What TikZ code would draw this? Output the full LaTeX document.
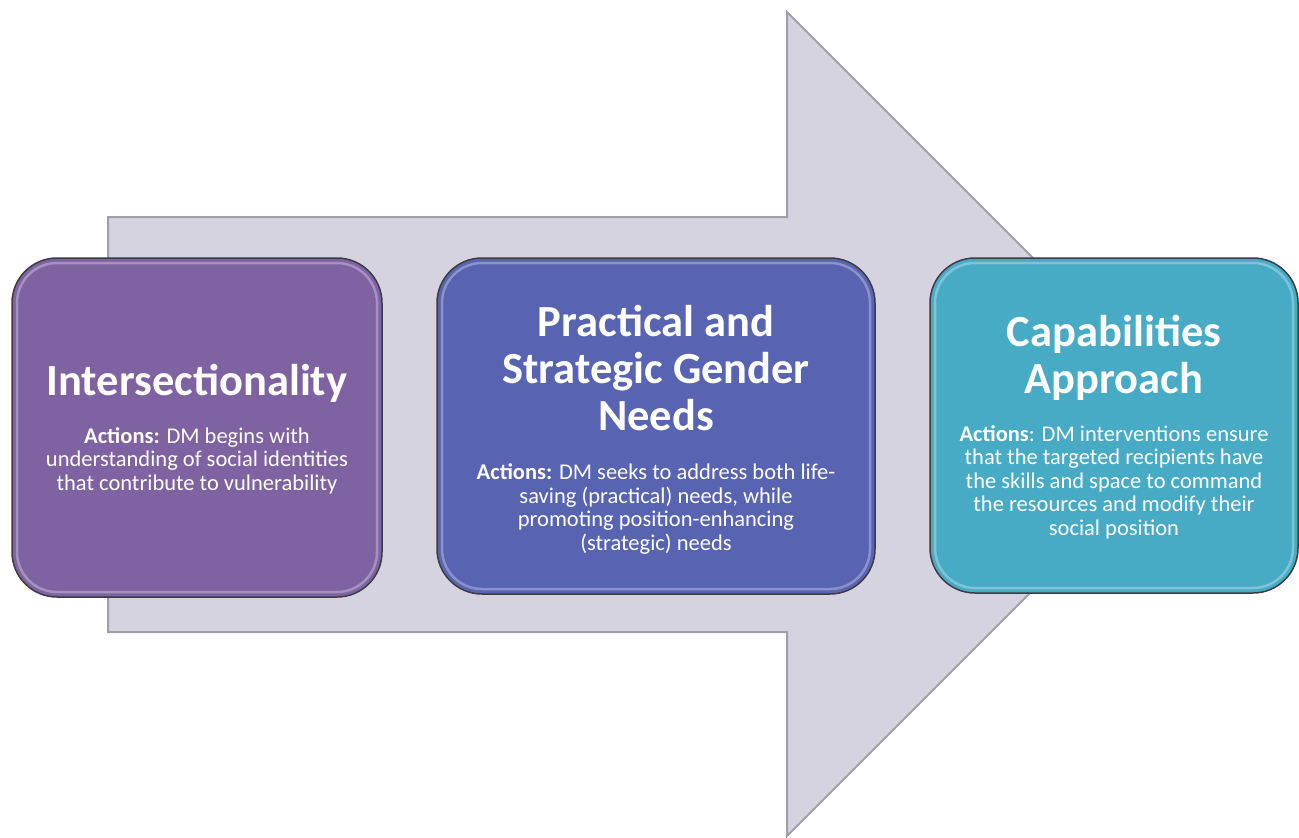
\documentclass[tikz,border=0pt]{standalone}
\usepackage{fontspec}
\setmainfont{Carlito}
\definecolor{arrowfill}{HTML}{D6D3E1}
\definecolor{arrowline}{HTML}{A09EA8}
\definecolor{boxA}{HTML}{7F62A1}
\definecolor{boxB}{HTML}{5864B2}
\definecolor{boxC}{HTML}{48ABC5}
\definecolor{boxedge}{HTML}{3C3C44}
\begin{document}
\begin{tikzpicture}[x=1pt,y=-1pt,
  arrowshape/.style={fill=arrowfill, draw=arrowline, line width=2pt, line join=miter},
  box/.style={draw=boxedge, line width=1.5pt, rounded corners=45pt, inner sep=0pt, outer sep=0pt},
  gloss/.style={draw=white, draw opacity=0.3, line width=2.5pt, rounded corners=40pt},
  titletext/.style={text=white, font=\fontsize{44.5}{47}\selectfont\bfseries, align=center, inner sep=0pt},
  bodytext/.style={text=white, font=\fontsize{22.5}{23.5}\selectfont, align=center, inner sep=0pt}]
\useasboundingbox (0,0) rectangle (1299,838);
% big background arrow
\draw[arrowshape] (108,217) -- (787,217) -- (787,12) -- (1199,424) -- (787,836) -- (787,632) -- (108,632) -- cycle;
% boxes
\node[box, fill=boxA, minimum width=370pt, minimum height=339pt] (b1) at (197,427.5) {};
\node[box, fill=boxB, minimum width=438pt, minimum height=336pt] (b2) at (656,426) {};
\node[box, fill=boxC, minimum width=368pt, minimum height=335pt] (b3) at (1114,425.5) {};
\foreach \b in {b1,b2,b3}{
  \draw[gloss] ([shift={(5pt,-5pt)}]\b.north west) rectangle ([shift={(-5pt,5pt)}]\b.south east);
}
% texts (anchor=base is the baseline of the last line)
\node[titletext, anchor=base] (t1) at (197,395) {Intersectionality};
\node[bodytext, anchor=base] (d1) at (197,490) {\textbf{Actions:} DM begins with\\understanding of social identities\\that contribute to vulnerability};
\node[titletext, anchor=base] (t2) at (656,430) {Practical and\\Strategic Gender\\Needs};
\node[bodytext, anchor=base] (d2) at (656,550) {\textbf{Actions:} DM seeks to address both life-\\saving (practical) needs, while\\promoting position-enhancing\\(strategic) needs};
\node[titletext, anchor=base] (t3) at (1114,393) {Capabilities\\Approach};
\node[bodytext, anchor=base] (d3) at (1114,535) {\textbf{Actions}: DM interventions ensure\\that the targeted recipients have\\the skills and space to command\\the resources and modify their\\social position};
\end{tikzpicture}
\end{document}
====
* [Work instructions]: Would you set down the listing exactly, omitting pictures?

* [Exercise solution]:
What TikZ code would draw this? Output the full LaTeX document.
\documentclass[tikz,border=0pt]{standalone}
\usepackage{fontspec}
\setmainfont{Carlito}
\definecolor{arrowfill}{HTML}{D6D3E1}
\definecolor{arrowline}{HTML}{A09EA8}
\definecolor{boxA}{HTML}{7F62A1}
\definecolor{boxB}{HTML}{5864B2}
\definecolor{boxC}{HTML}{48ABC5}
\definecolor{boxedge}{HTML}{3C3C44}
\begin{document}
\begin{tikzpicture}[x=1pt,y=-1pt,
  arrowshape/.style={fill=arrowfill, draw=arrowline, line width=2pt, line join=miter},
  box/.style={draw=boxedge, line width=1.5pt, rounded corners=45pt, inner sep=0pt, outer sep=0pt},
  gloss/.style={draw=white, draw opacity=0.3, line width=2.5pt, rounded corners=40pt},
  titletext/.style={text=white, font=\fontsize{44.5}{47}\selectfont\bfseries, align=center, inner sep=0pt},
  bodytext/.style={text=white, font=\fontsize{22.5}{23.5}\selectfont, align=center, inner sep=0pt}]
\useasboundingbox (0,0) rectangle (1299,838);
% big background arrow
\draw[arrowshape] (108,217) -- (787,217) -- (787,12) -- (1199,424) -- (787,836) -- (787,632) -- (108,632) -- cycle;
% boxes
\node[box, fill=boxA, minimum width=370pt, minimum height=339pt] (b1) at (197,427.5) {};
\node[box, fill=boxB, minimum width=438pt, minimum height=336pt] (b2) at (656,426) {};
\node[box, fill=boxC, minimum width=368pt, minimum height=335pt] (b3) at (1114,425.5) {};
\foreach \b in {b1,b2,b3}{
  \draw[gloss] ([shift={(5pt,-5pt)}]\b.north west) rectangle ([shift={(-5pt,5pt)}]\b.south east);
}
% texts (anchor=base is the baseline of the last line)
\node[titletext, anchor=base] (t1) at (197,395) {Intersectionality};
\node[bodytext, anchor=base] (d1) at (197,490) {\textbf{Actions:} DM begins with\\understanding of social identities\\that contribute to vulnerability};
\node[titletext, anchor=base] (t2) at (656,430) {Practical and\\Strategic Gender\\Needs};
\node[bodytext, anchor=base] (d2) at (656,550) {\textbf{Actions:} DM seeks to address both life-\\saving (practical) needs, while\\promoting position-enhancing\\(strategic) needs};
\node[titletext, anchor=base] (t3) at (1114,393) {Capabilities\\Approach};
\node[bodytext, anchor=base] (d3) at (1114,535) {\textbf{Actions}: DM interventions ensure\\that the targeted recipients have\\the skills and space to command\\the resources and modify their\\social position};
\end{tikzpicture}
\end{document}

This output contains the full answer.